Former UK Foreign Secretary Boris Johnson has now reportedly delivered another blow to Downing Street, saying that the Withdrawal Agreement proposed by the government is "dead anyway."
Johnson, part of the hard-Brexit supporter faction within the ruling Conservative Party, has on numerous occasions criticised Theresa May's deal, calling for '29 March Brexit', as it was initially promised by the government.
The former Foreign Secretary is one of the Tory MPs who have been subject of leadership talks in Westminster, following the resignation of Theresa May, which she offered on 27 March. Johnson' candidacy for the PM role has been largely viewed next to such Tory officials, as Jacob Rees-Mogg, Michael Gove, Jeremy Hunt, Amber Rudd and Sajid Javid.

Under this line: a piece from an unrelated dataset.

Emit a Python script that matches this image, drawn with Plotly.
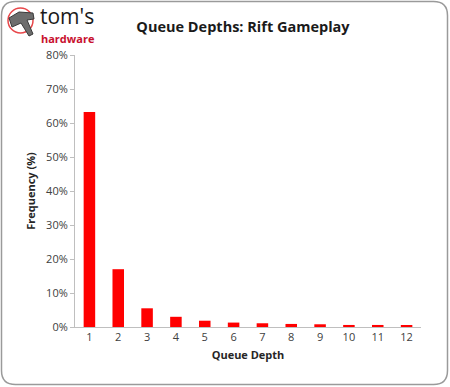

For Theresa May to deliver on her resignation promise, her Brexit deal would have to be passed by the Parliament — something that so far it has failed to do on two occasions.
On Thursday, House of Commons Leader Andrea Leadsom told the MPs that the Parliament will hold an unscheduled sitting day to debate a Brexit motion on 29 March, but failed to clarify whether it will hold a third meaningful vote on the Brexit deal.
The business for next week will be: (2/2) pic.twitter.com/IQdgcLGKid— Leader's Office (@CommonsLeader) March 28, 2019
Leadsom also said that the first week of Easter recess for the Parliament may be cancelled, amid ongoing efforts by the government to win over Labour and DUP votes to back the Brexit deal.
Details on whether the government will hold a "meaningful vote" on 29 March are expected to emerge later on Thursday.